Just over six years ago, my wife and I were watching a hockey scrimmage featuring prospects of the Vancouver Canucks, a team that historically had many scrimmages more entertaining, or more interesting, than their games. This scrimmage wasn’t especially entertaining but it did feature their fifth top-10 draft pick in six years, a player ranked third among that year’s defencemen. Vancouver picked him sixth overall, ahead of the two higher-ranked defensemen.
Having covered hundreds of Canucks’ games, in one capacity or another — going back to the first game they ever played in 1970 — I at least qualified as an experienced observer. At least I thought so. After focussing on the sixth-overall pick for most of the scrimmage, I declared to anyone who would listen (i.e., my wife) that I couldn’t understand what the Canucks saw in this kid. Most of the time, his skating could best be described as casual. He looked generally disinterested…that sometimes happens to players once they get to Vancouver. He was also small. He seemed to be off playing by himself, like a one-man team.
A few days ago, Vancouver forward Conor Garland called this casual, disinterested, small defenceman “the best player in the league, in my opinion.” Hockey Night in Canada analyst Kelly Hrudey asked if the same disinterested, small defenceman “ever makes a bad first pass.” My son the hockey fan, as opposed to his brother the non-hockey fan, called him “the greatest Canucks player ever.”
The name is Quinn Hughes.
In six years, I have gone from there to here. He skates circles around opponents, literally, and he’s fast when he needs to be. His skill is enormous, yet he’s obsessed with getting better. His size is immaterial. He rarely makes a bad first pass. He dominates games, often looking like a one-man team.
Otherwise, Quinn Hughes is ordinary.
Last weekend, he broke Vancouver’s record for career assists. He is 25 years old. His 311th assist came in his 387th game — Alex Edler set the record in 537 more games. Only five Canucks ever had more multi-assist games in their careers than Hughes. All five were forwards, four of them creative Swedish playmakers. Next for Hughes…Edler’s points record, 409, later this season.

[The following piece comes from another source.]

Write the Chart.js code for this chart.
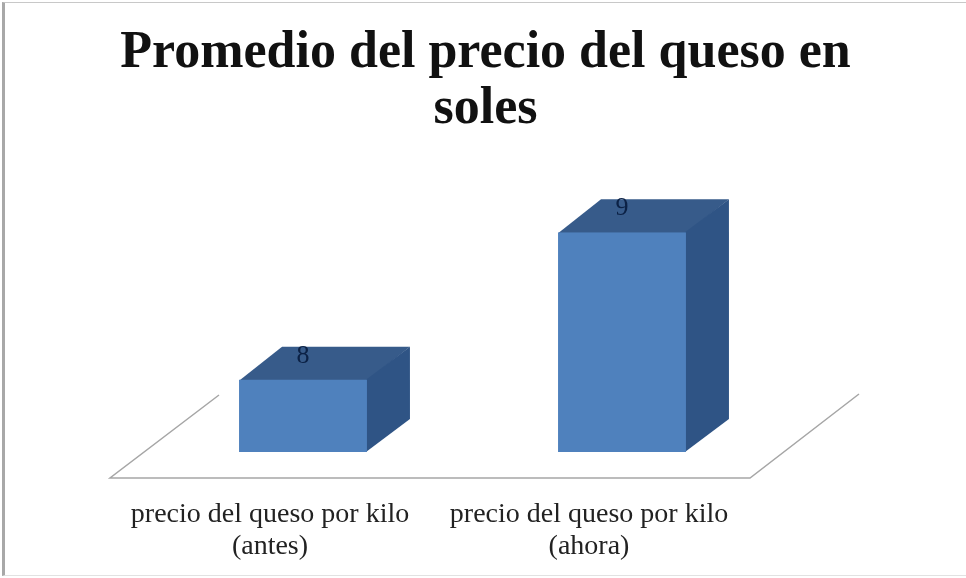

This is a team that has never won the Stanley Cup, despite great players — at all positions — in 53 seasons. Their greatest goaltender is Kirk McLean from the Cup finalists of 1994 or Roberto Luongo from the Cup finalists of 2011. Take your pick. Their all-round best defenceman is probably Edler, who retired last year, although there are some holdouts for Mattias Ohlund, who mentored Edler and whose career offensive season was 36 points, which could be a good month for Hughes. And their greatest forward is considered to be either one of the Sedin twins (Henrik or Daniel) or Pavel Bure, who was clearly the most exciting with 50-plus goals three times in seven seasons.
How does Hughes compare with all that? The way Bobby Orr compared to all the Boston Bruins before him, and became their greatest? Is Hughes the greatest in Vancouver now? If not, I’d say he likely will be.
However, based on that scrimmage, what do I know?